* start Records shown *

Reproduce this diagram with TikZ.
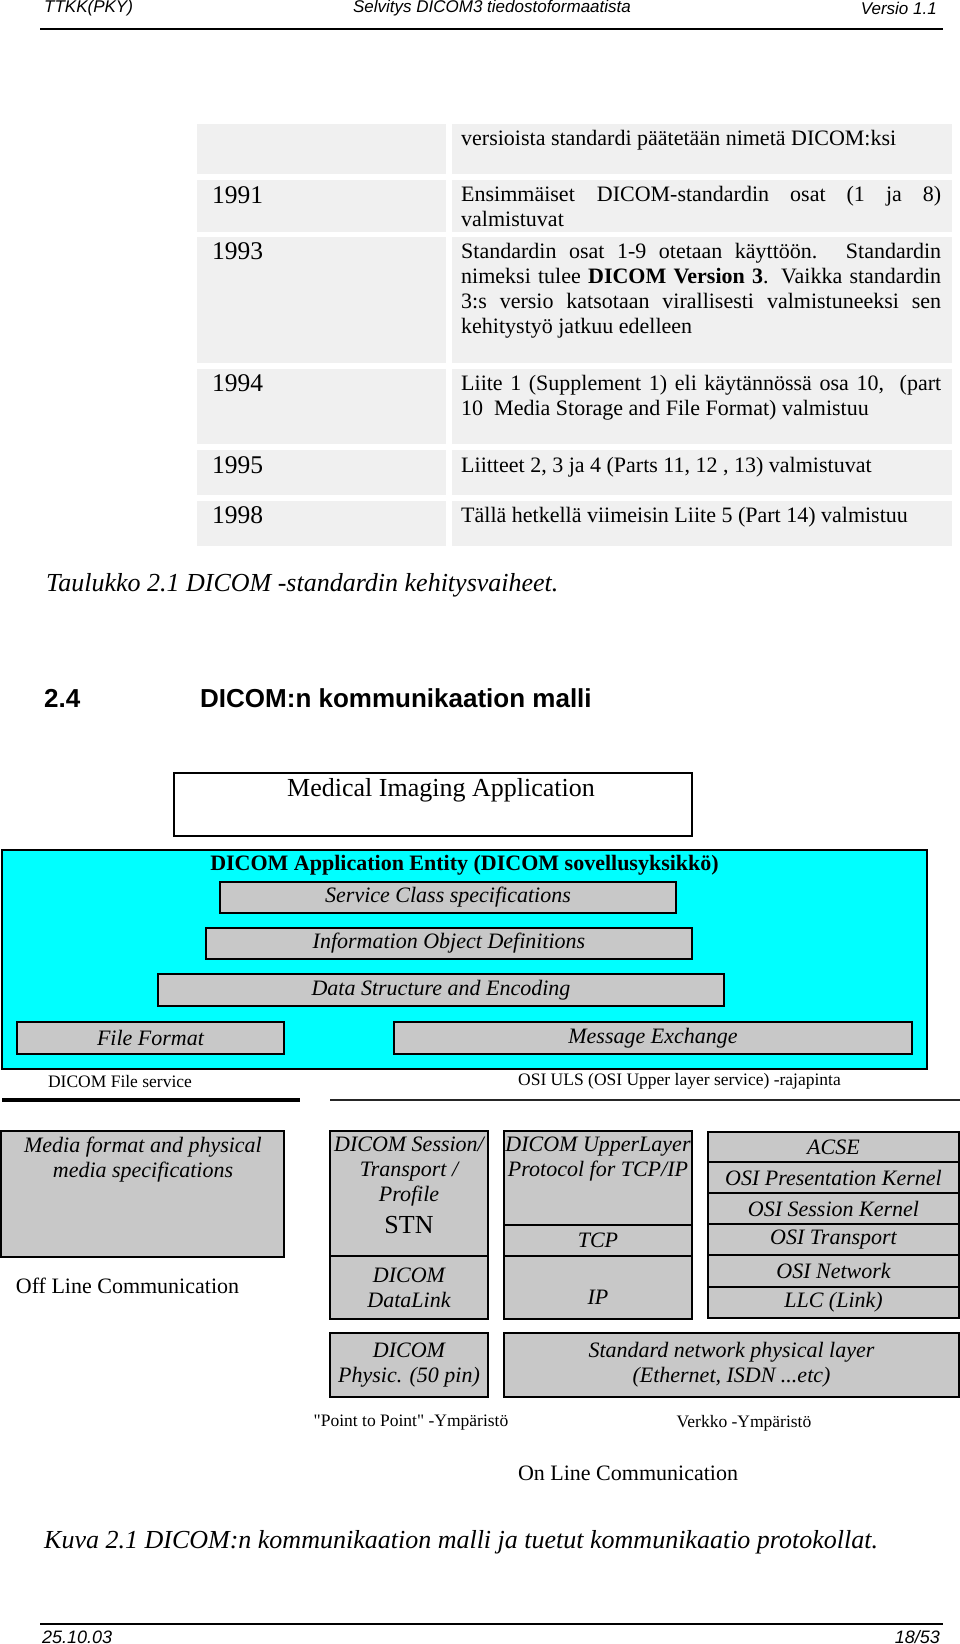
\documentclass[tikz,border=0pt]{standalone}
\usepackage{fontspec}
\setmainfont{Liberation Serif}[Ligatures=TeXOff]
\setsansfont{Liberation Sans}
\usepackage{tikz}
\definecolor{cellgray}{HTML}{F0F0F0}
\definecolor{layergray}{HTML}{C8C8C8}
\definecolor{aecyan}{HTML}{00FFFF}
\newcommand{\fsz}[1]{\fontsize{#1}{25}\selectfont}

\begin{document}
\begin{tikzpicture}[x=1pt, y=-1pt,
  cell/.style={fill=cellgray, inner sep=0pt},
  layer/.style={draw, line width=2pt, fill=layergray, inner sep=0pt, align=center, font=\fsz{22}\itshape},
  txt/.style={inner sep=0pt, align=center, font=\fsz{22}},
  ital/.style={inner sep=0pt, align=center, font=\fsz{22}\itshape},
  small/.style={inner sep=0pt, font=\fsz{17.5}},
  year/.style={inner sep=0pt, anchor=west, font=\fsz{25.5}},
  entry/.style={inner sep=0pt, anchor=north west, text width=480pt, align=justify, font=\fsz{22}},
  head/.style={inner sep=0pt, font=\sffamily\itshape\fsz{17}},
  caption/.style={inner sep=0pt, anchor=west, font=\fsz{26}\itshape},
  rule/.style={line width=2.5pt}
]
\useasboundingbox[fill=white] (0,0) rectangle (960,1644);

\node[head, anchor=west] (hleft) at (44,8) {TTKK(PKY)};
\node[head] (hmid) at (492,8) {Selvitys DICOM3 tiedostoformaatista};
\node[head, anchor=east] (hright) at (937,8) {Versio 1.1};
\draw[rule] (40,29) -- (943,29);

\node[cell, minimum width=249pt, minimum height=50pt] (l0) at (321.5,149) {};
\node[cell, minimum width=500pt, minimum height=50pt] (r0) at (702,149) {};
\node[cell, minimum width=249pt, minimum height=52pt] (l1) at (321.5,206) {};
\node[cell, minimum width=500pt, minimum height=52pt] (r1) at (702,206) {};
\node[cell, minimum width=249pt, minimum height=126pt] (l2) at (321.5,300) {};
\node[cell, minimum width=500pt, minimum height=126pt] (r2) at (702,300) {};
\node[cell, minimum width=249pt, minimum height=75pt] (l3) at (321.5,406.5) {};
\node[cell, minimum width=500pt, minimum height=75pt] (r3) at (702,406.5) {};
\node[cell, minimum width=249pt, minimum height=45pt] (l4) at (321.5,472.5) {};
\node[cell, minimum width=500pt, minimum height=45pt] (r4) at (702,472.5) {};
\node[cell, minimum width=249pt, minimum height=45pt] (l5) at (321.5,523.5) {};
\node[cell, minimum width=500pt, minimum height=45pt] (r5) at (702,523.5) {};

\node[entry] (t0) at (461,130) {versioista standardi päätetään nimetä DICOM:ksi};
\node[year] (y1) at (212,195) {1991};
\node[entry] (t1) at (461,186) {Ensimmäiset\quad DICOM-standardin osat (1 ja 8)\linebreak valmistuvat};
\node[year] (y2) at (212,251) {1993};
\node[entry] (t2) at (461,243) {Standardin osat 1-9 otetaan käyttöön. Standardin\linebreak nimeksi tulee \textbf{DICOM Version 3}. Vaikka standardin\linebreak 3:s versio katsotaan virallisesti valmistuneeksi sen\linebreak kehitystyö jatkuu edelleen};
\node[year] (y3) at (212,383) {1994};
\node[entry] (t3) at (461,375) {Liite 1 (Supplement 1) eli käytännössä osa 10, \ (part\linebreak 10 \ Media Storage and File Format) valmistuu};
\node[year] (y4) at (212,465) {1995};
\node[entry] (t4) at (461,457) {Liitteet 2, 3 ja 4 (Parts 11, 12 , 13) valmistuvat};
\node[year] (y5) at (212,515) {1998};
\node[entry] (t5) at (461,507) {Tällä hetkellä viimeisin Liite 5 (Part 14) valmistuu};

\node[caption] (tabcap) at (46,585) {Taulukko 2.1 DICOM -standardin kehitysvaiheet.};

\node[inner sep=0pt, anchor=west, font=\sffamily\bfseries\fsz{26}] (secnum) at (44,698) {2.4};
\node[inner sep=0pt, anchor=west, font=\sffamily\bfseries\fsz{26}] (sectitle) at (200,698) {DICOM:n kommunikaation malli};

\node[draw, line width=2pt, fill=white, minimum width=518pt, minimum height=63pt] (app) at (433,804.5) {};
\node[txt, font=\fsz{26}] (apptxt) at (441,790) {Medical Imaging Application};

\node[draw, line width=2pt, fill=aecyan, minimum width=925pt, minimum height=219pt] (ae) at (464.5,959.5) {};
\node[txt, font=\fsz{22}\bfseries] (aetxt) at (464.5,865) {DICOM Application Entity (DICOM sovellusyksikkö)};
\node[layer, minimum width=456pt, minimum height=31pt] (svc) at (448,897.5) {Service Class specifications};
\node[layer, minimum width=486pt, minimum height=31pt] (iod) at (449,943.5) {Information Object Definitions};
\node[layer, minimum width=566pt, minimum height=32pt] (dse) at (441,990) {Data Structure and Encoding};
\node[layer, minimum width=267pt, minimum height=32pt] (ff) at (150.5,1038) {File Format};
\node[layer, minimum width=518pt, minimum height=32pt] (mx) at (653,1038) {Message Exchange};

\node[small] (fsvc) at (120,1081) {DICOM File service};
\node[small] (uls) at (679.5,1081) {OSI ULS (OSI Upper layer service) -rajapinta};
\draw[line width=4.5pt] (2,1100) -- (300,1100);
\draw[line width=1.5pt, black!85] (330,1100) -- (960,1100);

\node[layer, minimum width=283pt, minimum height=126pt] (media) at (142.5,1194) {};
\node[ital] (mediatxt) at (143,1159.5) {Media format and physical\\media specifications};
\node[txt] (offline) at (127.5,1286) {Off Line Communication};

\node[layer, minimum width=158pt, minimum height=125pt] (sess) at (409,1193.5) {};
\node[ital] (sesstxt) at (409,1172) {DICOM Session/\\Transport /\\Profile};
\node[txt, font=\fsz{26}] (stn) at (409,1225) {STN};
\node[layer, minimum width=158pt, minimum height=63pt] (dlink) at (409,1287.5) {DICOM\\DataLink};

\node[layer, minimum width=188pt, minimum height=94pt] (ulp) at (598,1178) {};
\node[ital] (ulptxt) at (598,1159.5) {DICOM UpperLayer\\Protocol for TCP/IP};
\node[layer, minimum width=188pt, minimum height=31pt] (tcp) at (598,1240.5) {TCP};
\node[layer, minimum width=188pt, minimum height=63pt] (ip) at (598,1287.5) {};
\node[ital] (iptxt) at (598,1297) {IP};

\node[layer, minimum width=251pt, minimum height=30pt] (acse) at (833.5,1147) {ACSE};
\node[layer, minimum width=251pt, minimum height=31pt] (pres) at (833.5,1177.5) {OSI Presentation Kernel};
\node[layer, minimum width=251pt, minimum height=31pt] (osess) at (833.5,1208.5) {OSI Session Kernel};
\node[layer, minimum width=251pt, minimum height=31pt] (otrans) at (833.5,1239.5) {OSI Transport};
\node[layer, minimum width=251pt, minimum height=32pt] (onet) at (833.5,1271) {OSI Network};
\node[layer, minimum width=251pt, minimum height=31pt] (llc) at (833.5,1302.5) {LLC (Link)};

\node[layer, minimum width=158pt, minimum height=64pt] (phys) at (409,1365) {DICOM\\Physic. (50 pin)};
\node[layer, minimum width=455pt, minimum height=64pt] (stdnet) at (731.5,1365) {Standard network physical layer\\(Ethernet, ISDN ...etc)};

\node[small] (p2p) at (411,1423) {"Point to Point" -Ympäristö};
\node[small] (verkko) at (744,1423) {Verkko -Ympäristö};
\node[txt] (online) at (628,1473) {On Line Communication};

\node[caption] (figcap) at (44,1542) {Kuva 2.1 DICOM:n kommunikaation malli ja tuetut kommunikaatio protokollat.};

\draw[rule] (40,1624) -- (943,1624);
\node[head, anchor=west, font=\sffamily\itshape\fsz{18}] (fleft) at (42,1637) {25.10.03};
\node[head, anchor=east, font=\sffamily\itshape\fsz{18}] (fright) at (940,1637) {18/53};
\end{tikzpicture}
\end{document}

* end Records shown *
* start Records shown *

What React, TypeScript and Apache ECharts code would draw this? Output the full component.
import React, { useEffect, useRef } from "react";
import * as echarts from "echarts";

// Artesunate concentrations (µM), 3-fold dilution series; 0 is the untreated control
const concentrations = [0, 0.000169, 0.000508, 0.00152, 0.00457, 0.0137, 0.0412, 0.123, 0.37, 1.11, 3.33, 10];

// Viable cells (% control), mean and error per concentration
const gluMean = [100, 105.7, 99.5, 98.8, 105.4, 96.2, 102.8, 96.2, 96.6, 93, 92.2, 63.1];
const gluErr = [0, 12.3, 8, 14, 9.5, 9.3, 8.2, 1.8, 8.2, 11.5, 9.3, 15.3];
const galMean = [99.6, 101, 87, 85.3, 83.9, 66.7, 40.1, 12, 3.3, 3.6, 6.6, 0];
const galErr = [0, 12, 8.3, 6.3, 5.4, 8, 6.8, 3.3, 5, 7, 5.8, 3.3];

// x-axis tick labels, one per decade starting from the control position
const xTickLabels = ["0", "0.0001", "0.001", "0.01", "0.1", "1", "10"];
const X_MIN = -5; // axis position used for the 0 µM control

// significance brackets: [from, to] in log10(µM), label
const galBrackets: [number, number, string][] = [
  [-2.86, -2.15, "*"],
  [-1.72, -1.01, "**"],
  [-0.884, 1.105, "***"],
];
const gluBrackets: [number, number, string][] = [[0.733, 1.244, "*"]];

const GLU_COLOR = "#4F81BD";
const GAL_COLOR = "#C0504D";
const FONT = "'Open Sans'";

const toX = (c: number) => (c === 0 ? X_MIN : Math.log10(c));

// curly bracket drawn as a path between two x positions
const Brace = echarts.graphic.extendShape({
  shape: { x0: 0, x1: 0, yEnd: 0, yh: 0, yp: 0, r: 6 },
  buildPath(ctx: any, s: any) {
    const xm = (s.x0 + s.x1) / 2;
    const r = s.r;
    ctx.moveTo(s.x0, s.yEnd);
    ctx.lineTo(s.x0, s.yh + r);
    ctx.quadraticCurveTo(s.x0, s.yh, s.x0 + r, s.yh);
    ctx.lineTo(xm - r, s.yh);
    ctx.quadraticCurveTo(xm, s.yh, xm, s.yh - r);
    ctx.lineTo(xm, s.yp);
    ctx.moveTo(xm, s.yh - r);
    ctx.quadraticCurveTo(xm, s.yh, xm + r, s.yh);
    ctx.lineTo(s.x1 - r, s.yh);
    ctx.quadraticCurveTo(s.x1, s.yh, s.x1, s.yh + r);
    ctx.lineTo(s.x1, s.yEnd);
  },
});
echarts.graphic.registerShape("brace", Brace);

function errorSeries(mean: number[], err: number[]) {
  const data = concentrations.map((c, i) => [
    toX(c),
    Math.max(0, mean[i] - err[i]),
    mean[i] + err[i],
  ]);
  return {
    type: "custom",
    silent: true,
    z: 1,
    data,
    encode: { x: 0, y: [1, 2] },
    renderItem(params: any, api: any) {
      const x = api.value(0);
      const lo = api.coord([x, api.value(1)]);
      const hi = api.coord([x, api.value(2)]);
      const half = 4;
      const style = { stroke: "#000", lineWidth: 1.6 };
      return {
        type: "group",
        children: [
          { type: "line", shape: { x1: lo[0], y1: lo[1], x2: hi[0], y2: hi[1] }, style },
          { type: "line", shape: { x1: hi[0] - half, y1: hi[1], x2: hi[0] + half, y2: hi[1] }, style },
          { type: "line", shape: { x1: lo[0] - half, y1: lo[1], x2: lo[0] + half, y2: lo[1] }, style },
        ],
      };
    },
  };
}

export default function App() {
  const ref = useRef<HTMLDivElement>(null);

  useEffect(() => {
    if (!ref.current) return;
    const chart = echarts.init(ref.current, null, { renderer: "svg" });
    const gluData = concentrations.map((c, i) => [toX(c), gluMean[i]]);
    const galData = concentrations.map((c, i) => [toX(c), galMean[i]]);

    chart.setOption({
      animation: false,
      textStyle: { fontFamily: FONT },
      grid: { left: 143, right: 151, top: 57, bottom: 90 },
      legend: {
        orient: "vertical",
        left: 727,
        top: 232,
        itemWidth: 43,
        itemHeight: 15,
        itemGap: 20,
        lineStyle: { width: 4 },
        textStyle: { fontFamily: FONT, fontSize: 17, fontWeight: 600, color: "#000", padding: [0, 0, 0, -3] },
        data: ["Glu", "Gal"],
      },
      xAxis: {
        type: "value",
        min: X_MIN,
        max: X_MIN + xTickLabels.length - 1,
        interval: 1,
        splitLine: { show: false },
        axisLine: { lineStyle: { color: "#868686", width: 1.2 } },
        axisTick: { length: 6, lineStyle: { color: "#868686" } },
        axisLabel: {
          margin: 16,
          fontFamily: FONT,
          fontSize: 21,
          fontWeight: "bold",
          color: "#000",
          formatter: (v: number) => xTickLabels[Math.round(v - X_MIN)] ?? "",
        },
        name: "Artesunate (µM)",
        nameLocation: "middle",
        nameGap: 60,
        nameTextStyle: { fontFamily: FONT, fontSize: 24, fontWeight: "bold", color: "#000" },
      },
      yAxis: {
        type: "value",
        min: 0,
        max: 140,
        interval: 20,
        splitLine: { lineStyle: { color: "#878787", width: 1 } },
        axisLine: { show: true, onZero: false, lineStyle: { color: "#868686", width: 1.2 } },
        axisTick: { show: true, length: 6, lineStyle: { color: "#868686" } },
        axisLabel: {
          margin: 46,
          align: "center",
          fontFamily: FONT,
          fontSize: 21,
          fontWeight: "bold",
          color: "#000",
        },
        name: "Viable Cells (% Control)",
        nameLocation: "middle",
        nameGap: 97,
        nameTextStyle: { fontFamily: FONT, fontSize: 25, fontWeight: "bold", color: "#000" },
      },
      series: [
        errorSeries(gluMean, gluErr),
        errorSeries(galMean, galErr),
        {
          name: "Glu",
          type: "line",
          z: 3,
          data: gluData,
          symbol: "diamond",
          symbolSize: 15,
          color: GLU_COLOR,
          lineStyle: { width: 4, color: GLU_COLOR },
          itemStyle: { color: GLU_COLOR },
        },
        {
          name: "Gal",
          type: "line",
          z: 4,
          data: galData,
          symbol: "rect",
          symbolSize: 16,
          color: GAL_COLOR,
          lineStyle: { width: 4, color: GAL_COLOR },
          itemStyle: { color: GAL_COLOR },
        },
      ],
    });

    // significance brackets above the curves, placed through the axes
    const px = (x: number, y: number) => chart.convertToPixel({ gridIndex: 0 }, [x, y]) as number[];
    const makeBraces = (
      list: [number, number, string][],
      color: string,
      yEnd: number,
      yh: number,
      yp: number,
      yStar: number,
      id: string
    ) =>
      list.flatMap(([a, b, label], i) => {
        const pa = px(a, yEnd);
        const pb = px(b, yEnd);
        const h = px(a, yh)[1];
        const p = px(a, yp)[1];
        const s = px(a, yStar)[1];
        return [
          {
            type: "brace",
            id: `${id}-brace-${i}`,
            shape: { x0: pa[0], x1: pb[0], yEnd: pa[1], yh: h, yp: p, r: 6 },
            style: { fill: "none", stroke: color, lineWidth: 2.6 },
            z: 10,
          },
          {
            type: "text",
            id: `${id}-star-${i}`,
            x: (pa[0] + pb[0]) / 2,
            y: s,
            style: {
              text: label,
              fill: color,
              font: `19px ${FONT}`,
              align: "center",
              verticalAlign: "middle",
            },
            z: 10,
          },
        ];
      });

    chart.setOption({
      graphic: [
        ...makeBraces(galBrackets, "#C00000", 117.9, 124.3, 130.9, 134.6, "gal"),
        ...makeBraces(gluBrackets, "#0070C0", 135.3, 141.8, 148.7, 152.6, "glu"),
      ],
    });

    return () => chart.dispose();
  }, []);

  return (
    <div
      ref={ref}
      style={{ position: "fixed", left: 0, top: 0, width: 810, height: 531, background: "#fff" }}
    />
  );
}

* end Records shown *
* start Records shown *

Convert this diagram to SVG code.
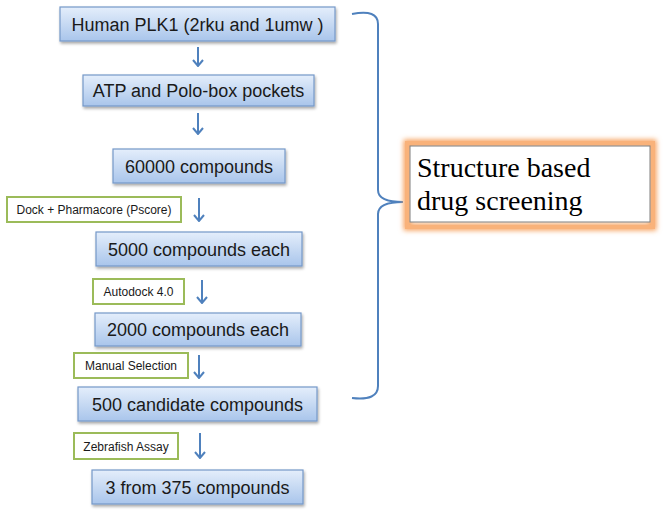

* end Records shown *

Search the data for the string "diagram". List each line that has it.

_Output of the exercise_.
Reproduce this diagram with TikZ.
Convert this diagram to SVG code.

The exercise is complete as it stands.